The Reformation was now carried through in Meissen, and Pflug took refuge in Zeitz, later retiring to his canonry at Maintz, and thus rendering Zeitz more accessible to the Protestant movement. In 1541 he was appointed bishop of Naumburg, but John Frederick, the elector of Saxony, hating all men of moderation, forbade him to occupy his see. Pflug was uncertain whether he would accept the nomination or not; and meanwhile the elector, after vainly urging the chapter to nominate another bishop, turned the cathedral of Naumburg over to Protestant services and proposed to provide for the election of a bishop according to his liking.

The elector's theologians, though exceedingly dubious regarding his course, finally yielded, and John Frederick selected Nicolaus von Amsdorf for the place and had him ordained by Luther. On 15 January 1542, however, Pflug accepted his election to the bishopric, and sought to have his rights protected by the diets of Speyer (1542, 1544), Nuremberg (1543), and Worms (1545). At the latter diet the emperor directed the elector to admit Pflug to his bishopric, and to repudiate Amsdorf and the secular directors of the chapter. John Frederick refused, however, and the question was settled only by the Schmalkaldic War.

Hitherto Pflug had been in favor of a Roman Catholic reform of a far-reaching character, as was shown by his part at the Regensburg Conference of 1541 where he disputed with Johannes Eck and Johann Gropper; but political conditions and his troubles with the elector of Saxony now made him a bitter opponent of the Reformation. In 1547, when the Schmalkaldic War closed, Pflug took possession of his bishopric under imperial protection. He was a prominent factor in the negotiations which resulted in the Augsburg Interim, the basis of which was formed by the revision of his Formula sacrorum emendandorum by himself, Michael Helding, Johannes Agricola, Domingo de Soto, and Pedro de Malvenda. Pflug now entertained still higher hopes of realizing his reform of Roman Catholicism. He took part in negotiations in Pegau, continuing them in a secret correspondence with Melanchthon to induce him and Prince George of Anhalt to accept a modified sacrificial theory of the Mass; and he was also concerned in the deliberations between Maurice and Joachim II and their theologians at Jüterbog.

The result was the first draft of the Leipzig Interim, which was submitted to the national diet in his presence.

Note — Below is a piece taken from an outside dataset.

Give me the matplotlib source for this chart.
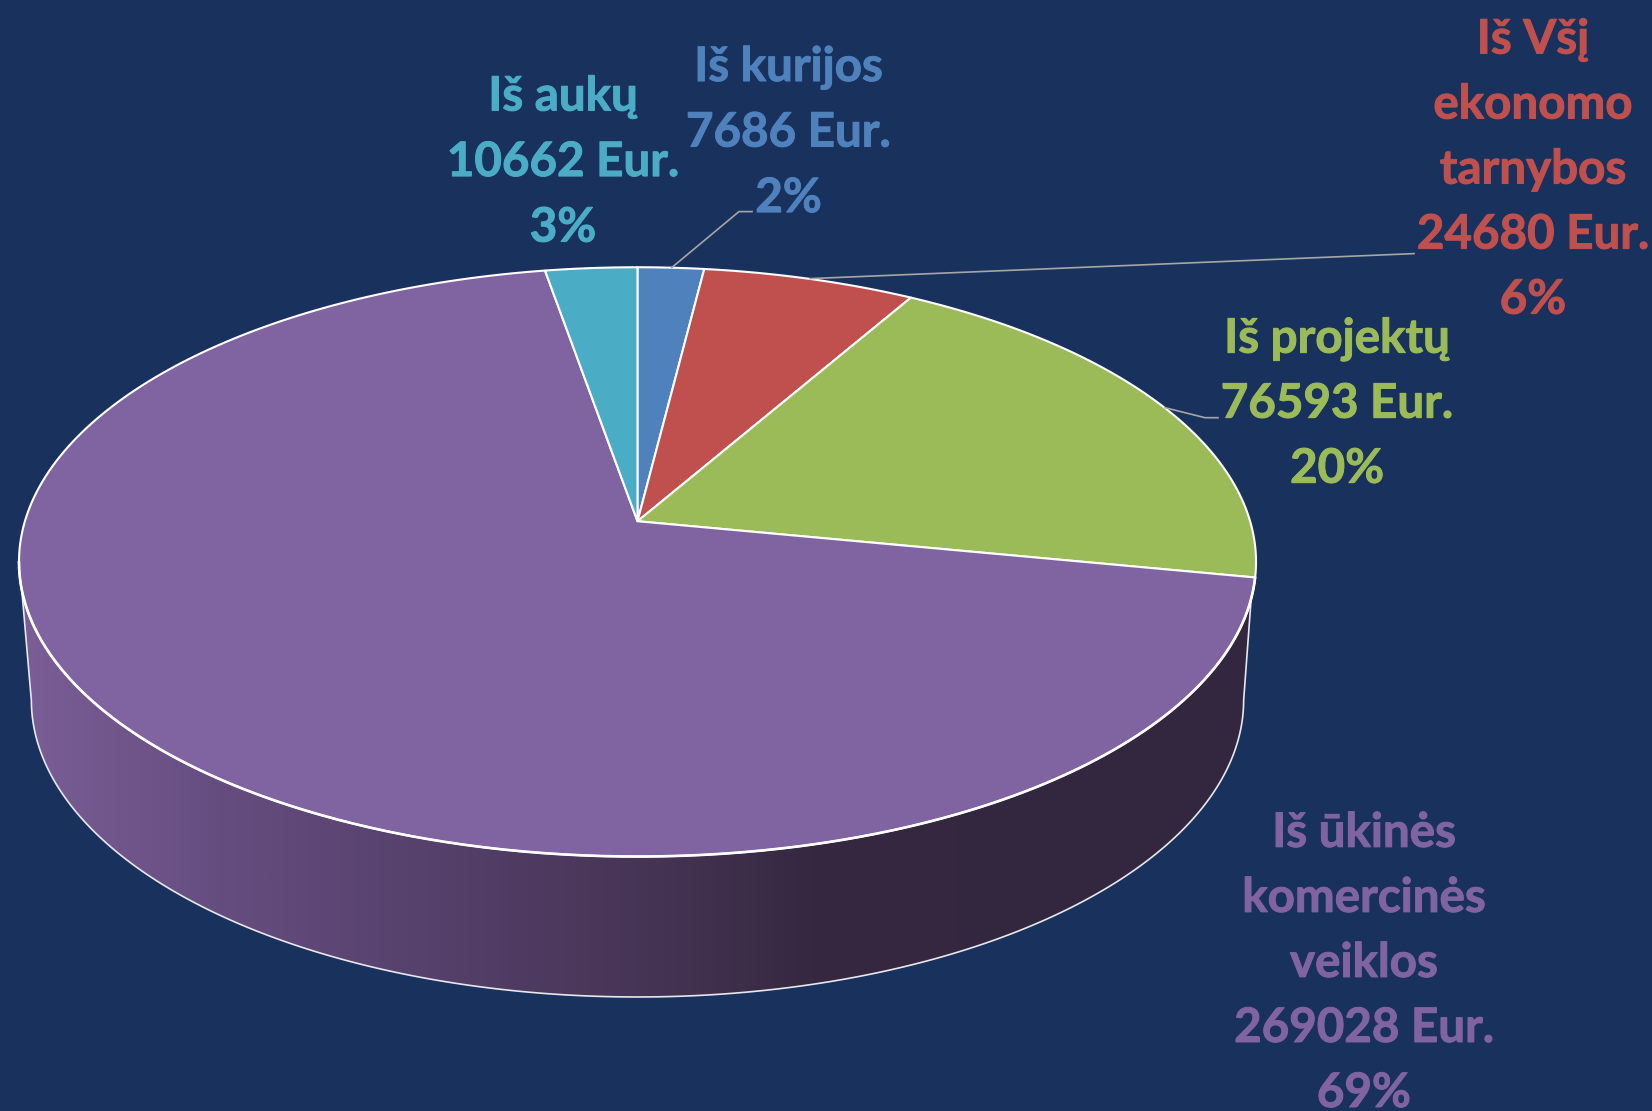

In his own diocese Pflug refrained from disturbing the Lutherans, restoring Roman Catholic worship only in the chief church in Zeitz and the cathedral of Naumburg, and even permitting Protestant services to be held in the latter. There was almost an entire dearth of Roman Catholic clergy, nor could he secure a sufficient number from other dioceses. He was accordingly forced to allow the married ministers whom Amsdorf had placed in office to retain their positions, though without Roman Catholic ordination. In November 1551, he was present for a short time at the Council of Trent. Even after the final success of the Protestants in 1552, he remained in undisturbed possession of his see, thanks to his popularity and moderation; and after the abdication of Charles V, he urged the best interests of Germany in his Oratio de ordinanda republica Germaniœ (Cologne, 1562).

In 1557 he presided at the Colloquy of Worms, but was unable to prevent the Flacians from wrecking negotiations. To the last, however, he hoped that, when the Council of Trent reassembled, his moderate program would be successful in restoring religious peace.

== Bibliography ==
- Jacques V. Pollet: Julius Pflug (1499-1564) et la crise religieuse dans l'Allemagne du XVIe siècle Brill Publishers, 1990; ISBN 90-04-09241-2
- Werner Raupp: Julius von Pflug. In: Biographisch-Bibliographisches Kirchenlexikon (BBKL). Bd. 15, Herzberg: Bautz 1999 (ISBN 3-88309-077-8), cols. 1156–1161.